The winner could have been any number of Leverkusen players – Álex Grimaldo, Florian Wirtz and Jeremie Frimpong all present convincing cases – but we’ve gone for Granit Xhaka. Choosing to leave Arsenal for a new challenge, Alonso had an entirely different role planned for the Swiss midfielder than the one assigned by his childhood neighbour Mikel Arteta. Xhaka was trusted with being Alonso in the pitch. Plot the strategy, control the tempo, bring the calm. Many familiar with Xhaka’s earlier work wouldn’t have fancied him to fill the last clause in particular but he has been Leverkusen’s wise old head, the glue that brought it all together and, at 31, he has put in comfortably the best season of his entire career.
Goal of the season
Wirtz’s Kyrie Irving-esque slalom against Freiburg and Xavi Simons’ juggle and finish against Leverkusen (the latter overshadowed by the visitors’ typical last-gasp winner) were both magnificent but it has to be Kane scoring from his own half in October’s 8-0 win versus Darmstadt, an incredible combination of vision and execution.
Big exit of the season
Urs Fischer had taken Union from Bundesliga 2 to the Champions League, an extraordinary journey which was always going to make this season a tough challenge. We didn’t know just how tough – a run of 12 straight defeats eventually claimed the safest-looking job in German football with (remarkably) a 1-1 draw at Italian champions Napoli bringing the run to an end, but four days later they were marmalised at Leverkusen (and flattered, in truth, by only a 4-0 defeat) and that was that, amid a great deal of mutual pain. His replacement Nenad Bjelica didn’t even last the season as Union missed the relegation playoff by a whisker.
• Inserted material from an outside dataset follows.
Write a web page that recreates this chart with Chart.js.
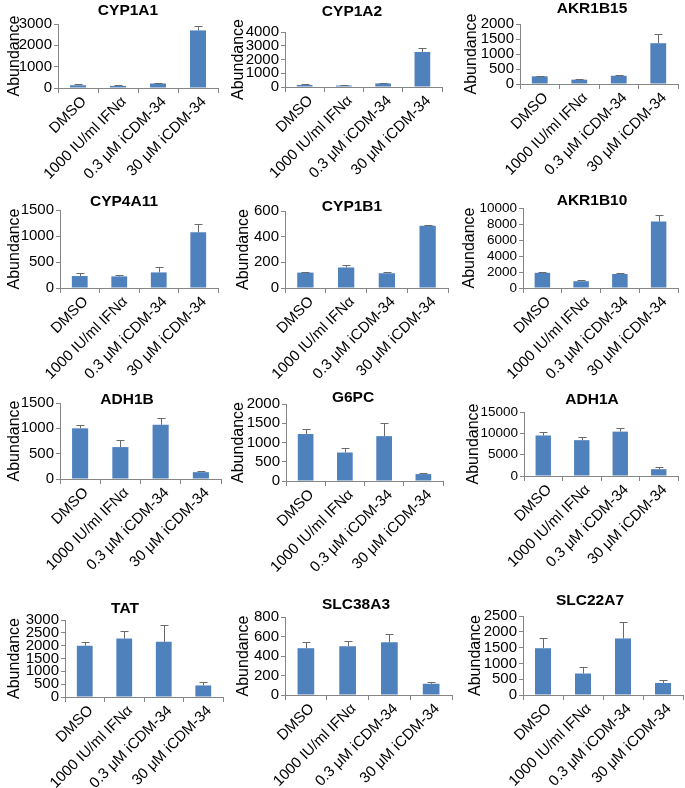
<!DOCTYPE html>
<html>
<head>
<meta charset="utf-8">
<script src="https://cdn.jsdelivr.net/npm/chart.js@4.4.0/dist/chart.umd.min.js"></script>
<style>
  html, body { margin: 0; padding: 0; background: #fff; overflow: hidden; }
  body { position: relative; width: 685px; height: 788px; }
  canvas { position: absolute; }
</style>
</head>
<body>
<script>
const categories = ['DMSO', '1000 IU/ml IFNα', '0.3 μM iCDM-34', '30 μM iCDM-34'];
const genes = ['CYP1A1', 'CYP1A2', 'AKR1B15', 'CYP4A11', 'CYP1B1', 'AKR1B10',
               'ADH1B', 'G6PC', 'ADH1A', 'TAT', 'SLC38A3', 'SLC22A7'];

// mean abundance and the (upper) error bar for each gene
const cyp1a1Mean = [130, 100, 210, 2700];    const cyp1a1Err = [40, 25, 30, 210];
const cyp1a2Mean = [150, 110, 260, 2550];    const cyp1a2Err = [40, 30, 30, 300];
const akr1b15Mean = [255, 145, 275, 1360];   const akr1b15Err = [10, 30, 40, 300];
const cyp4a11Mean = [230, 223, 300, 1070];   const cyp4a11Err = [50, 30, 110, 170];
const cyp1b1Mean = [120, 160, 115, 485];     const cyp1b1Err = [6, 20, 8, 4];
const akr1b10Mean = [1900, 850, 1750, 8300]; const akr1b10Err = [80, 200, 130, 800];
const adh1bMean = [1000, 630, 1070, 135];    const adh1bErr = [75, 135, 130, 30];
const g6pcMean = [1220, 740, 1165, 180];     const g6pcErr = [140, 115, 340, 25];
const adh1aMean = [9500, 8400, 10400, 1600]; const adh1aErr = [750, 650, 900, 450];
const tatMean = [2000, 2280, 2150, 450];     const tatErr = [130, 300, 650, 150];
const slc38a3Mean = [480, 500, 540, 115];    const slc38a3Err = [60, 50, 90, 15];
const slc22a7Mean = [1480, 680, 1790, 380];  const slc22a7Err = [310, 220, 510, 80];

const means = [cyp1a1Mean, cyp1a2Mean, akr1b15Mean, cyp4a11Mean, cyp1b1Mean, akr1b10Mean,
               adh1bMean, g6pcMean, adh1aMean, tatMean, slc38a3Mean, slc22a7Mean];
const errors = [cyp1a1Err, cyp1a2Err, akr1b15Err, cyp4a11Err, cyp1b1Err, akr1b10Err,
                adh1bErr, g6pcErr, adh1aErr, tatErr, slc38a3Err, slc22a7Err];

// y axis ticks
const yMax = [3000, 4000, 2000, 1500, 600, 10000, 1500, 2000, 15000, 3000, 800, 2500];
const yStep = [1000, 1000, 500, 500, 200, 2000, 500, 500, 5000, 500, 200, 500];

// where each small chart sits on the page (px)
const panels = [
  { abX: 15,  plotL: 58,  plotR: 218, plotT: 24,  plotB: 88,  titleX: 128, titleY: 11 },
  { abX: 239, plotL: 285, plotR: 442, plotT: 32,  plotB: 87,  titleX: 352, titleY: 12 },
  { abX: 472, plotL: 520, plotR: 678, plotT: 24,  plotB: 84,  titleX: 592, titleY: 9 },
  { abX: 15,  plotL: 60,  plotR: 218, plotT: 210, plotB: 288, titleX: 124, titleY: 202 },
  { abX: 244, plotL: 285, plotR: 448, plotT: 211, plotB: 288, titleX: 352, titleY: 207 },
  { abX: 470, plotL: 523, plotR: 678, plotT: 208, plotB: 288, titleX: 592, titleY: 201 },
  { abX: 15,  plotL: 60,  plotR: 221, plotT: 403, plotB: 479, titleX: 127, titleY: 400 },
  { abX: 239, plotL: 286, plotR: 443, plotT: 404, plotB: 481, titleX: 353, titleY: 398 },
  { abX: 474, plotL: 524, plotR: 678, plotT: 412, plotB: 476, titleX: 592, titleY: 400 },
  { abX: 15,  plotL: 65,  plotR: 223, plotT: 620, plotB: 697, titleX: 125, titleY: 609 },
  { abX: 244, plotL: 285, plotR: 452, plotT: 617, plotB: 695, titleX: 356, titleY: 605 },
  { abX: 476, plotL: 523, plotR: 683, plotT: 616, plotB: 695, titleX: 590, titleY: 601 }
];

const family = "'Liberation Sans', Arial, sans-serif";
const axisGray = '#868686';

// plus-direction error bars, drawn on top of the bars
const errorBars = {
  id: 'errorBars',
  afterDatasetsDraw(chart) {
    const ctx = chart.ctx;
    const yScale = chart.scales.y;
    chart.data.datasets.forEach((ds, di) => {
      chart.getDatasetMeta(di).data.forEach((bar, j) => {
        const yTop = Math.round(yScale.getPixelForValue(ds.data[j] + ds.errors[j])) + 0.5;
        const x = Math.round(bar.x) + 0.5;
        ctx.save();
        ctx.strokeStyle = '#6a6a6a';
        ctx.lineWidth = 1;
        ctx.beginPath();
        ctx.moveTo(x, bar.y);
        ctx.lineTo(x, yTop);
        ctx.moveTo(x - 4, yTop);
        ctx.lineTo(x + 4, yTop);
        ctx.stroke();
        ctx.restore();
      });
    });
  }
};

// gene name above each chart
const panelTitle = {
  id: 'panelTitle',
  afterDraw(chart, args, opts) {
    const ctx = chart.ctx;
    ctx.save();
    ctx.font = 'bold 15.5px ' + family;
    ctx.fillStyle = '#000';
    ctx.textAlign = 'center';
    ctx.textBaseline = 'middle';
    ctx.fillText(opts.text, opts.x, opts.y);
    ctx.restore();
  }
};

panels.forEach((p, i) => {
  const left = p.abX - 15;
  const top = p.titleY - 12;
  const width = p.plotR - left + 8;
  const xAxisH = 100;
  const height = p.plotB - top + xAxisH;

  const canvas = document.createElement('canvas');
  canvas.width = width;
  canvas.height = height;
  canvas.style.left = left + 'px';
  canvas.style.top = top + 'px';
  canvas.style.width = width + 'px';
  canvas.style.height = height + 'px';
  document.body.appendChild(canvas);

  new Chart(canvas, {
    type: 'bar',
    data: {
      labels: categories,
      datasets: [{
        data: means[i],
        errors: errors[i],
        backgroundColor: '#4F81BD',
        borderWidth: 0,
        barPercentage: 0.4,
        categoryPercentage: 1.0
      }]
    },
    options: {
      responsive: false,
      animation: false,
      devicePixelRatio: 1,
      layout: { padding: { top: p.plotT - top, right: width - (p.plotR - left), left: 0, bottom: 0 } },
      plugins: {
        legend: { display: false },
        tooltip: { enabled: false },
        panelTitle: { text: genes[i], x: p.titleX - left, y: p.titleY - top }
      },
      scales: {
        x: {
          offset: true,
          grid: { offset: true, drawOnChartArea: false, drawTicks: true, tickLength: 5, color: axisGray },
          border: { color: axisGray },
          ticks: {
            color: '#000', autoSkip: false, maxRotation: 45, minRotation: 45, padding: 0,
            labelOffset: 6,
            font: { size: 15, family: family }
          },
          afterFit: (s) => { s.height = xAxisH; }
        },
        y: {
          min: 0,
          max: yMax[i],
          grid: { drawOnChartArea: false, drawTicks: true, tickLength: 4, color: axisGray },
          border: { color: axisGray },
          ticks: {
            stepSize: yStep[i], color: '#000', padding: 2, autoSkip: false,
            font: { size: yMax[i] >= 10000 ? 13.5 : 15, lineHeight: 1, family: family },
            callback: (v) => String(v)
          },
          title: {
            display: true, text: 'Abundance', color: '#000',
            font: { size: 16, family: family }, padding: { top: 5, bottom: 0 }
          },
          afterFit: (s) => { s.width = p.plotL - left; }
        }
      }
    },
    plugins: [errorBars, panelTitle]
  });
});
</script>
</body>
</html>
Rather more meek exits included Leonardo Bonucci from Union in winter (has a player of such strong character ever had such a minimal impact?) and FC Köln, whose incredible fanbase will be missed but went down with barely a whimper at Heidenheim on the final day.
Quote of the season
In future this category will be named after Uli Hoeness, but not while he’s still out there dropping pearls of wisdom. Thomas Tuchel found a rare glimmer of joy in April when asked by a journalist about a supporter petition aimed at getting him to stay. Enter honorary president Hoeness later the same day, telling a discussion panel that the coach “doesn’t think he can improve a [Alphonso] Davies, [Aleksandar] Pavlovic or [Jamal] Musiala. If it doesn’t immediately work, [he thinks] you should buy someone else.” Tuchel declared himself “offended” and claimed the moral high ground.
No such pretensions for Max Kruse, who also showed that exiting frontline service doesn’t mean you have to stop sticking in your oar at the most inopportune moment. He took great pleasure in sticking the boot into a struggling Niko Kovačc when the coach who removed him from the Wolfsburg squad hit the skids, describing him as “an absolute disaster [of a] character” and claiming his former teammate Yannick Gerhardt – who was still at the club – belonged to a group that regularly talked trash about the boss, forcing an embarrassed Gerhardt to deny everything. Even Liverpool’s (now ex-)sporting director Jörg Schmadtke, previously of Wolfsburg, got involved, saying: “The idea that people like Kruse should be talking about character leaves me lost for words.”